|
|
|
|
|
by bbrazil
3430 days ago
|
|
> A histogram of the duration it took to serve a response to a request, also labelled by successes or errors. I recommend against this, rather have one overall duration metric and another metric tracking a count of failures. The reason for this is that very often just the success latency will end up being graphed, and high overall latency due to timing-out failed requests will be missed. The more information you put on a dashboard, the more chance someone will miss a subtlety like this in the interpretation. Particularly if debugging distributed systems isn't their forte, or they've been woken up in the middle of the night by a page.

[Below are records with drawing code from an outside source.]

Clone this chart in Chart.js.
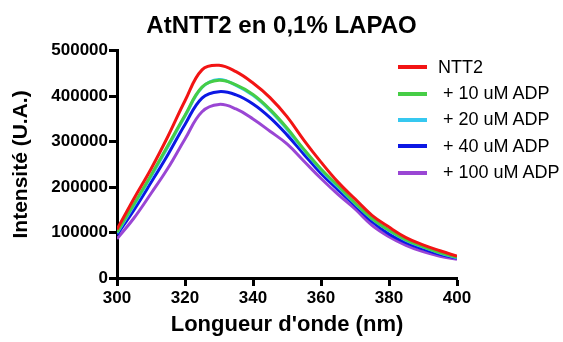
<!DOCTYPE html>
<html>
<head>
<meta charset="utf-8">
<script src="https://cdn.jsdelivr.net/npm/chart.js@4.4.1/dist/chart.umd.min.js"></script>
<style>
  body { margin: 0; background: #fff; }
  #wrap { position: relative; width: 563px; height: 342px; }
  #legend { position: absolute; left: 398px; top: 54px; font: 18px "Liberation Sans", Arial, sans-serif; color: #000; }
  .item { height: 26.4px; display: flex; align-items: center; white-space: pre; }
  .swatch { width: 29px; height: 4px; margin-right: 11px; }
</style>
</head>
<body>
<div id="wrap">
  <canvas id="chart" width="563" height="342"></canvas>
  <div id="legend"></div>
</div>
<script>
// Wavelengths (nm)
const wavelengths = [300, 305, 310, 315, 320, 325, 330, 335, 340, 345, 350, 355, 360, 365, 370, 375, 380, 385, 390, 395, 400];

// Fluorescence intensity (U.A.)
const ntt2   = [107000, 175000, 240000, 312000, 390000, 458000, 468000, 454000, 429000, 397000, 355000, 303000, 255000, 211000, 174000, 138000, 112000, 89000, 73000, 60000, 48000];
const adp10  = [101000, 163000, 226000, 292000, 358000, 420000, 435000, 425000, 404000, 371000, 330000, 283000, 240000, 203000, 165000, 131000, 105000, 84000, 69000, 56000, 46000];
const adp20  = [99000, 160000, 223000, 289000, 356000, 419000, 437000, 424000, 402000, 369000, 327000, 281000, 238000, 201000, 164000, 130000, 104000, 83000, 68000, 55000, 45000];
const adp40  = [95000, 150000, 210000, 272000, 338000, 396000, 410000, 403000, 383000, 353000, 315000, 272000, 230000, 194000, 160000, 124000, 97000, 78000, 64000, 52000, 44000];
const adp100 = [86000, 132000, 186000, 242000, 306000, 366000, 382000, 372000, 350000, 323000, 295000, 257000, 219000, 184000, 152000, 116000, 91000, 72000, 58000, 48000, 41000];

const seriesLabels = ["NTT2", " + 10 uM ADP", " + 20 uM ADP", " + 40 uM ADP", " + 100 uM ADP"];
const seriesColors = ["#f21414", "#46cd46", "#36c8f0", "#0c18e4", "#9a46d4"];
const seriesValues = [ntt2, adp10, adp20, adp40, adp100];

const yTicks = [0, 100000, 200000, 300000, 400000, 500000];

const FONT = '"Liberation Sans", Arial, Helvetica, sans-serif';

// build datasets
const datasets = seriesValues.map((vals, i) => ({
  label: seriesLabels[i],
  data: vals.map((v, j) => ({ x: wavelengths[j], y: v })),
  borderColor: seriesColors[i],
  borderWidth: 3,
  pointRadius: 0,
  tension: 0.4,
  fill: false
}));

const axisGrid = { display: true, drawOnChartArea: false, drawTicks: true, tickLength: 8, tickWidth: 3, tickColor: "#000" };
const axisBorder = { display: true, color: "#000", width: 3 };

new Chart(document.getElementById("chart"), {
  type: "line",
  data: { datasets: datasets },
  options: {
    responsive: false,
    animation: false,
    layout: { padding: 0 },
    plugins: {
      legend: { display: false },
      tooltip: { enabled: false },
      title: {
        display: true,
        text: "AtNTT2 en 0,1% LAPAO",
        color: "#000",
        font: { family: FONT, size: 24, weight: "bold" },
        padding: { top: 12, bottom: 10 }
      }
    },
    scales: {
      x: {
        type: "linear",
        min: 300,
        max: 400,
        grid: axisGrid,
        border: axisBorder,
        ticks: { stepSize: 20, color: "#000", padding: 2, font: { family: FONT, size: 17, weight: "bold" } },
        title: {
          display: true,
          text: "Longueur d'onde (nm)",
          color: "#000",
          font: { family: FONT, size: 22, weight: "bold" },
          padding: { top: 0, bottom: 4 }
        },
        afterFit: function (scale) { scale.height = 64; }
      },
      y: {
        min: 0,
        max: 500000,
        grid: axisGrid,
        border: axisBorder,
        afterBuildTicks: function (scale) { scale.ticks = yTicks.map(v => ({ value: v })); },
        ticks: {
          color: "#000",
          padding: 1,
          font: { family: FONT, size: 17, weight: "bold" },
          callback: function (v) { return String(v); }
        },
        title: {
          display: true,
          text: "Intensité (U.A.)",
          color: "#000",
          font: { family: FONT, size: 21, weight: "bold" },
          padding: { top: 9, bottom: 0 }
        },
        afterFit: function (scale) { scale.width = 117; }
      },
      // empty right-hand axis that only reserves the space used by the legend
      yRight: {
        position: "right",
        min: 0,
        max: 500000,
        grid: { display: false },
        border: { display: false },
        ticks: { display: false },
        afterFit: function (scale) { scale.width = 106; }
      }
    }
  }
});

// Legend overlaid on the right side of the plot
const legend = document.getElementById("legend");
seriesLabels.forEach((label, i) => {
  const item = document.createElement("div");
  item.className = "item";
  item.innerHTML = '<span class="swatch" style="background:' + seriesColors[i] + '"></span><span>' + label + '</span>';
  legend.appendChild(item);
});
</script>
</body>
</html>
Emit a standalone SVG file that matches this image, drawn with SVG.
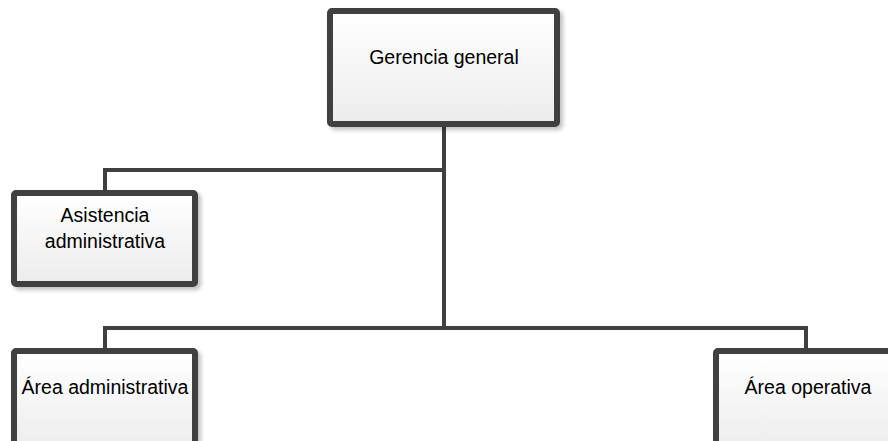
<svg xmlns="http://www.w3.org/2000/svg" width="888" height="441" viewBox="0 0 888 441">
<defs>
<linearGradient id="g" x1="0" y1="0" x2="0" y2="1">
<stop offset="0" stop-color="#ffffff"/>
<stop offset="1" stop-color="#ececec"/>
</linearGradient>
<filter id="sh" x="-10%" y="-10%" width="130%" height="130%">
<feGaussianBlur in="SourceAlpha" stdDeviation="2"/>
<feOffset dx="3" dy="3" result="b"/>
<feComponentTransfer><feFuncA type="linear" slope="0.25"/></feComponentTransfer>
<feMerge><feMergeNode/><feMergeNode in="SourceGraphic"/></feMerge>
</filter>
</defs>
<style>
.box{fill:url(#g);stroke:#404040;stroke-width:6;filter:url(#sh)}
.lbl{font-family:"Liberation Sans",Arial,sans-serif;font-size:19.5px;fill:#000;text-anchor:middle}
.con{fill:none;stroke:#404040;stroke-width:4}
</style>
<rect width="888" height="441" fill="#fff"/>
<g id="connectors">
<polyline class="con" points="444,127 444,328"/>
<polyline class="con" points="444,170 105,170 105,190"/>
<polyline class="con" points="806,348 806,328 105,328 105,348"/>
</g>
<g id="gerencia">
<rect class="box" x="330" y="11" width="227" height="113" rx="2"/>
<text class="lbl" x="444" y="64">Gerencia general</text>
</g>
<g id="asistencia">
<rect class="box" x="14" y="193" width="181" height="91" rx="2"/>
<text class="lbl" x="105" y="222">Asistencia</text>
<text class="lbl" x="105" y="248">administrativa</text>
</g>
<g id="area-admin">
<rect class="box" x="14" y="351" width="181" height="100" rx="2"/>
<text class="lbl" x="105" y="394">Área administrativa</text>
</g>
<g id="area-oper">
<rect class="box" x="716" y="351" width="200" height="100" rx="2"/>
<text class="lbl" x="808" y="394">Área operativa</text>
</g>
</svg>
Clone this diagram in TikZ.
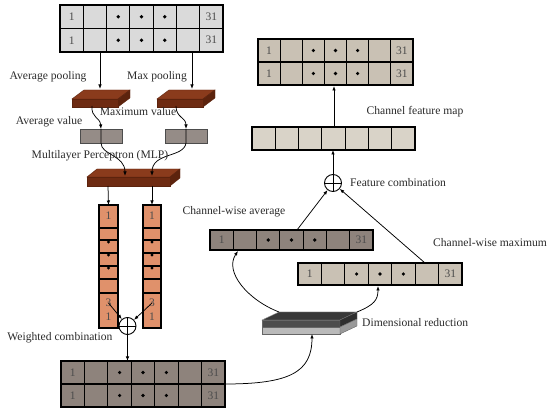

This guide only covers what I'd consider online serving systems, I'd suggest a look at the Prometheus instrumentation guidelines on what sort of things to monitor for other types of systems: https://prometheus.io/docs/practices/instrumentation/ |
|
The originally quoted advice, to show "the duration it took to serve a response to a request, also labelled by successes or errors" remains good advice, so long as the visualization of that data makes clear the separation.
I absolutely agree that careful consideration is required when choosing what to put on dashboards to avoid confusion. That seems to be a separate issue.
(bias alert - I work on Honeycomb, and care deeply about collecting data in a way that lets you pull away the irrelevant data to illuminate the real problems.)